━━━ Data block ━━━

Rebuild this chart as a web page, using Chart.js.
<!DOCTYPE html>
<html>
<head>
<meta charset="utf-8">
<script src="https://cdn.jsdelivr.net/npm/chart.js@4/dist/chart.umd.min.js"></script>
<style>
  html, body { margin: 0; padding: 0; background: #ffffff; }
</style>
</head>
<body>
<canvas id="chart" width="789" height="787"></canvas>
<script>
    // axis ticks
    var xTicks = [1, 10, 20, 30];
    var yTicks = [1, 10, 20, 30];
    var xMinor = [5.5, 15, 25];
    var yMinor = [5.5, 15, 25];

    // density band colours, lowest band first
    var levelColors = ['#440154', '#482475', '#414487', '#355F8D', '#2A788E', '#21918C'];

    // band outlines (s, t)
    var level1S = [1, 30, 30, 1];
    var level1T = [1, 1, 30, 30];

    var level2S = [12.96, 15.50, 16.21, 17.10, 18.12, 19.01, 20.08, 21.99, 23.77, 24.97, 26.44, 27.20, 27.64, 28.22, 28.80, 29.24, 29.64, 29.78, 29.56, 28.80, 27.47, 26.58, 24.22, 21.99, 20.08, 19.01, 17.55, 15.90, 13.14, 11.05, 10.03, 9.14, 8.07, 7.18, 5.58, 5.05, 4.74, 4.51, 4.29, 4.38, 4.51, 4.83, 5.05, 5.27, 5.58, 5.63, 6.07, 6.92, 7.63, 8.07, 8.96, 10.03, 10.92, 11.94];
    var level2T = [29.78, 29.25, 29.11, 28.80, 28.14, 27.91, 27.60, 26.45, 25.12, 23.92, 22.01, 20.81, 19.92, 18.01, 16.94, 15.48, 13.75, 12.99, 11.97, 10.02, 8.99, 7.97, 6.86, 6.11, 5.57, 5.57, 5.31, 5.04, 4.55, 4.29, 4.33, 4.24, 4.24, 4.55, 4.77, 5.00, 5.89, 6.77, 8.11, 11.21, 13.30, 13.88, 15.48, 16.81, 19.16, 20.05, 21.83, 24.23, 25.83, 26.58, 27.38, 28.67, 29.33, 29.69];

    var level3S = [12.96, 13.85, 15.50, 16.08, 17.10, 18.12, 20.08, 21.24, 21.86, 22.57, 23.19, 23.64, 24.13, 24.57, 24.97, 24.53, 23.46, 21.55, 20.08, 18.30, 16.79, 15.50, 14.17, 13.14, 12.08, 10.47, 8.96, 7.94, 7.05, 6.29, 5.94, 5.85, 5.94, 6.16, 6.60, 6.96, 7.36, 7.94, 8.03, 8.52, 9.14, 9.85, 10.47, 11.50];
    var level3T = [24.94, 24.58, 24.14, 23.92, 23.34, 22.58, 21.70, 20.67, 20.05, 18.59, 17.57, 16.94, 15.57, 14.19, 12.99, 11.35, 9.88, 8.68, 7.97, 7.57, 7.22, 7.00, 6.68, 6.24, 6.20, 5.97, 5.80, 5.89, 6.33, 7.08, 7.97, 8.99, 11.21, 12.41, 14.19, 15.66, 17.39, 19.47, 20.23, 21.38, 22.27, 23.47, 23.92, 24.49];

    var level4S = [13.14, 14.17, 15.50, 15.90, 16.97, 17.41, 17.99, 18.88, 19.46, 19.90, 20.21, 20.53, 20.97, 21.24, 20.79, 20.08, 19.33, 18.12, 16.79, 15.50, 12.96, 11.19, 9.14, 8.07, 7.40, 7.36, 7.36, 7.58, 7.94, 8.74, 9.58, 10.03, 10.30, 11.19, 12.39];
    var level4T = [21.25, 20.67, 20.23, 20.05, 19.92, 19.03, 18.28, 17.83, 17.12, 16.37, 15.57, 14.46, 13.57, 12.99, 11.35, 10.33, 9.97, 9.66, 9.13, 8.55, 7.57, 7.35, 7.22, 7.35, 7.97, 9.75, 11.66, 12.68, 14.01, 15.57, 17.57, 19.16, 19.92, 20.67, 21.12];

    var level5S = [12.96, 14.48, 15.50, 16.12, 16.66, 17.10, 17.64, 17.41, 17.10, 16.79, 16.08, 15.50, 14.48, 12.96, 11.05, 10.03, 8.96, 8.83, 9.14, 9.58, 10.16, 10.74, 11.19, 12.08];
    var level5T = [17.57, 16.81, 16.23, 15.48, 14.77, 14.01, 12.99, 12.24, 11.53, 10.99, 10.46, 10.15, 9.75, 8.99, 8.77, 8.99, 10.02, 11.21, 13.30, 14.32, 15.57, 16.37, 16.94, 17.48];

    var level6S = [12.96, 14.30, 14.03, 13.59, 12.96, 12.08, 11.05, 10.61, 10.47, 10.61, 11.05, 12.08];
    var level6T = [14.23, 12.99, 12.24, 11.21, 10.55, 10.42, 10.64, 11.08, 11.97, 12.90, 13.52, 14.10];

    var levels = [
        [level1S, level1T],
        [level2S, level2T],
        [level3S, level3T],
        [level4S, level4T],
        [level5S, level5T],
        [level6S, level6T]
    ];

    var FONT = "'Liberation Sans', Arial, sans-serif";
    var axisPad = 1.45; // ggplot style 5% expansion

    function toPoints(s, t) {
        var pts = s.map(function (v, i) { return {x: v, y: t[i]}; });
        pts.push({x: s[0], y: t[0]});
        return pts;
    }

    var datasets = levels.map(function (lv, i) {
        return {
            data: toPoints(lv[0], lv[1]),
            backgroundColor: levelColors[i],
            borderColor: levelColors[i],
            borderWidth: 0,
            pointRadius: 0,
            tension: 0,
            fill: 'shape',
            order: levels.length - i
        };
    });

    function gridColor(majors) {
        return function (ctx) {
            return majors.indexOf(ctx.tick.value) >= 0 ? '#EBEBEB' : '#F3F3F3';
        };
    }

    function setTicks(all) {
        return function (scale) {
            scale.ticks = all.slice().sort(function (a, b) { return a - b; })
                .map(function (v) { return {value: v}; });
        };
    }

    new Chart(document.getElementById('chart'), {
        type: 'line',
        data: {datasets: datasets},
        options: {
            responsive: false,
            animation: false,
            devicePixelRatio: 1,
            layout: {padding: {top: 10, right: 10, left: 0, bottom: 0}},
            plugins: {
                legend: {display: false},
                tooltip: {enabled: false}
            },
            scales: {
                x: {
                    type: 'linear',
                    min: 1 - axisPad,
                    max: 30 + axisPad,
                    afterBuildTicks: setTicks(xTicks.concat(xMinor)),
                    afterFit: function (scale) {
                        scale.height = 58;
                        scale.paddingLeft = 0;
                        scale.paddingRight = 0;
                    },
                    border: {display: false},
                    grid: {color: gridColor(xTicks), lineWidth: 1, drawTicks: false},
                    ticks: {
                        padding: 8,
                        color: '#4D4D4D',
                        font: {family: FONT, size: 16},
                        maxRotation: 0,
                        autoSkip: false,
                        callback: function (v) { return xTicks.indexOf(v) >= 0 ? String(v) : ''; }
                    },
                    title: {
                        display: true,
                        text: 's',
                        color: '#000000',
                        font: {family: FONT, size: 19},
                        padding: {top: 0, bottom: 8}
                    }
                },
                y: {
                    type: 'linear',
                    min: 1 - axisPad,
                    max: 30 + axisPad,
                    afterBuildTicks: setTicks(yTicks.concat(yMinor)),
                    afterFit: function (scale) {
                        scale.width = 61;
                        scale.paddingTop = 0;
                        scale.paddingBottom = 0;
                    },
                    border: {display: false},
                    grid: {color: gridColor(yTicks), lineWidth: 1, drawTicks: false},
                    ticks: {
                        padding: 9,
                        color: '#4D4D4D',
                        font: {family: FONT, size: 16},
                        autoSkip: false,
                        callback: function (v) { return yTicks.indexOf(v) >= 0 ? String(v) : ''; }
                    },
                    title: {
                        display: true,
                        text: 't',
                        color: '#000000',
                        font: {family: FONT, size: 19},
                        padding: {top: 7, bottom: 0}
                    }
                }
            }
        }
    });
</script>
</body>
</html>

━━━

▶ Written request
Only the lines from the first line of the material above through the line that contains "var level1T = [1, 1, 30, 30];" should be quoted, each one exactly.

▶ Completed task
Rebuild this chart as a web page, using Chart.js.
<!DOCTYPE html>
<html>
<head>
<meta charset="utf-8">
<script src="https://cdn.jsdelivr.net/npm/chart.js@4/dist/chart.umd.min.js"></script>
<style>
  html, body { margin: 0; padding: 0; background: #ffffff; }
</style>
</head>
<body>
<canvas id="chart" width="789" height="787"></canvas>
<script>
    // axis ticks
    var xTicks = [1, 10, 20, 30];
    var yTicks = [1, 10, 20, 30];
    var xMinor = [5.5, 15, 25];
    var yMinor = [5.5, 15, 25];

    // density band colours, lowest band first
    var levelColors = ['#440154', '#482475', '#414487', '#355F8D', '#2A788E', '#21918C'];

    // band outlines (s, t)
    var level1S = [1, 30, 30, 1];
    var level1T = [1, 1, 30, 30];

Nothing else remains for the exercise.